The snapshotting process involves the following actions against your CDC monitored tables:
- Obtain a
ROW SHARE MODE
lock on each of the monitored tables to ensure that no structural changes can occur. - Read the current system change number (SCN) position in the server's redo log.
- Capture the structure of all relevant tables.
- Release the locks obtained earlier (these locks are only held for a short period of time).
- Generate change events for each row (as valid at the SCN captured earlier).
Note
Once the snapshot stage has completed, the connector will move to the streaming stage. All changes that have occurred since the snapshot started will be captured during the streaming process—no changes will be missed.
The streaming stage will continue to monitor and consume changes as and when they're occurring within the database.
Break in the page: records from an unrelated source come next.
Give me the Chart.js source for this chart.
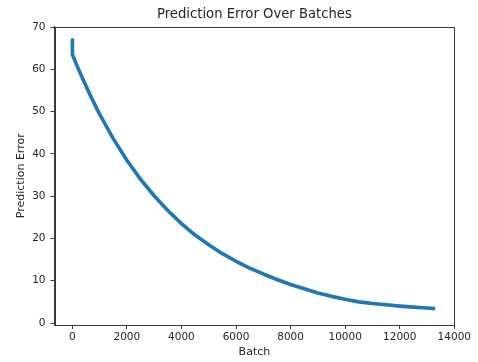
<!DOCTYPE html>
<html>
<head>
<meta charset="utf-8">
<script src="https://cdn.jsdelivr.net/npm/chart.js@4/dist/chart.umd.min.js"></script>
<style>
  html, body { margin: 0; padding: 0; background: #ffffff; }
  #wrap { width: 478px; height: 362px; }
</style>
</head>
<body>
<div id="wrap"><canvas id="c" width="478" height="362"></canvas></div>
<script>
// ---- data ----
const batches = [0, 5, 200, 400, 700, 1000, 1500, 2000, 2500, 3000, 3500, 4000, 4500, 5000, 5500, 6000, 6500,
                 7000, 7500, 8000, 8500, 9000, 9500, 10000, 10500, 11000, 11500, 12000, 12500, 13000, 13300];
const errors  = [67.0, 63.5, 60.4, 57.5, 53.3, 49.4, 43.6, 38.5, 34.0, 30.1, 26.6, 23.5, 20.8, 18.5, 16.4, 14.6, 13.0,
                 11.6, 10.3, 9.1, 8.1, 7.1, 6.3, 5.6, 5.0, 4.6, 4.3, 4.0, 3.75, 3.55, 3.4];
const xTicks = [0, 2000, 4000, 6000, 8000, 10000, 12000, 14000];
const yTicks = [0, 10, 20, 30, 40, 50, 60, 70];
const titleText = 'Prediction Error Over Batches';
const xLabel = 'Batch';
const yLabel = 'Prediction Error';

const points = batches.map((b, i) => ({ x: b, y: errors[i] }));

const frame = {
  id: 'frame',
  afterDraw(chart) {
    const a = chart.chartArea, ctx = chart.ctx;
    ctx.save();
    ctx.strokeStyle = '#3a3a3a';
    ctx.lineWidth = 1;
    ctx.strokeRect(Math.round(a.left) + 0.5, Math.round(a.top) + 0.5,
                   Math.round(a.right - a.left) - 1, Math.round(a.bottom - a.top) - 1);
    ctx.restore();
  }
};

const tickFont = { family: 'DejaVu Sans', size: 10.5 };
const labelFont = { family: 'DejaVu Sans', size: 11 };
const txt = '#262626';
const axisCol = '#3a3a3a';
const X_MIN = -652, X_MAX = 14000;

new Chart(document.getElementById('c'), {
  type: 'line',
  data: {
    datasets: [{
      data: points,
      borderColor: '#1f77b4',
      backgroundColor: '#1f77b4',
      borderWidth: 3.6,
      pointRadius: 0,
      tension: 0,
      borderJoinStyle: 'round',
      fill: false
    }]
  },
  options: {
    responsive: false,
    animation: false,
    devicePixelRatio: 1,
    layout: { padding: { left: 0, right: 23.7, top: 0, bottom: 0 } },
    plugins: {
      legend: { display: false },
      tooltip: { enabled: false },
      title: { display: false }
    },
    scales: {
      xTop: {
        type: 'linear',
        position: 'top',
        min: X_MIN,
        max: X_MAX,
        afterFit(s) { s.height = 26.5; },
        ticks: { display: false },
        grid: { display: false },
        border: { display: false },
        title: { display: true, text: titleText, color: txt,
                 font: { family: 'DejaVu Sans', size: 13.2, weight: 'normal' },
                 padding: { top: 6.8, bottom: 0 } }
      },
      x: {
        type: 'linear',
        position: 'bottom',
        min: X_MIN,
        max: X_MAX,
        afterFit(s) { s.height = 37; },
        afterBuildTicks(s) { s.ticks = xTicks.map(v => ({ value: v })); },
        ticks: { color: txt, font: tickFont, padding: 2, maxRotation: 0, autoSkip: false,
                 callback: v => String(v) },
        grid: { display: true, drawOnChartArea: false, drawTicks: true, tickLength: 4, tickColor: axisCol, color: axisCol },
        border: { display: true, color: axisCol, width: 1 },
        title: { display: true, text: xLabel, color: txt, font: labelFont, padding: { top: 0, bottom: 3.4 } }
      },
      y: {
        type: 'linear',
        min: -0.47,
        max: 70.12,
        afterFit(s) { s.width = 54.5; },
        afterBuildTicks(s) { s.ticks = yTicks.map(v => ({ value: v })); },
        ticks: { color: txt, font: tickFont, padding: 5, autoSkip: false },
        grid: { display: true, drawOnChartArea: false, drawTicks: true, tickLength: 4, tickColor: axisCol, color: axisCol },
        border: { display: true, color: axisCol, width: 1 },
        title: { display: true, text: yLabel, color: txt, font: labelFont, padding: { top: 14.2, bottom: 0 } }
      }
    }
  },
  plugins: [frame]
});
</script>
</body>
</html>
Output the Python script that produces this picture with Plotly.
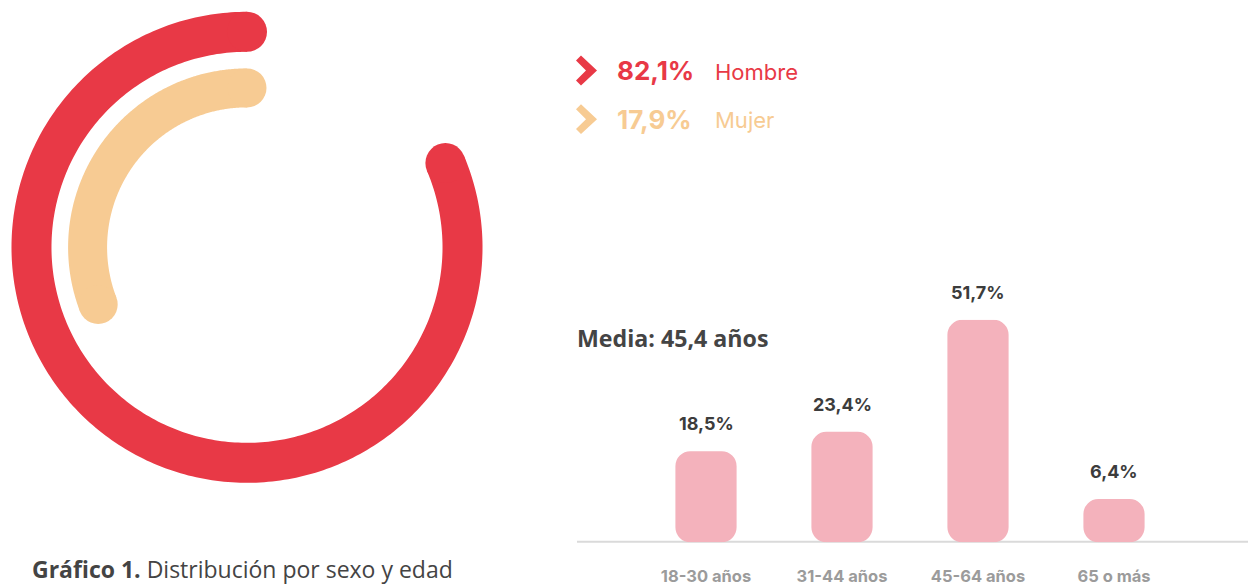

Any produced change events will be exported to your selected data lake in a consistent and predictable pattern. The connector will maintain an acceptable time lag behind the source database—this lag can be monitored through the Data Loader UI.
Note
- The connector is tolerant of failures. As the connector reads changes and produces events, it records the SCN position for each successful event captured.
- If the connector stops for any reason—including communication failures, network problems, or crashes—then upon restart, the connector will continue streaming where it left off.
- If the connector stopped at any point during the snapshot stage, a new snapshot will be taken on restart of the pipeline.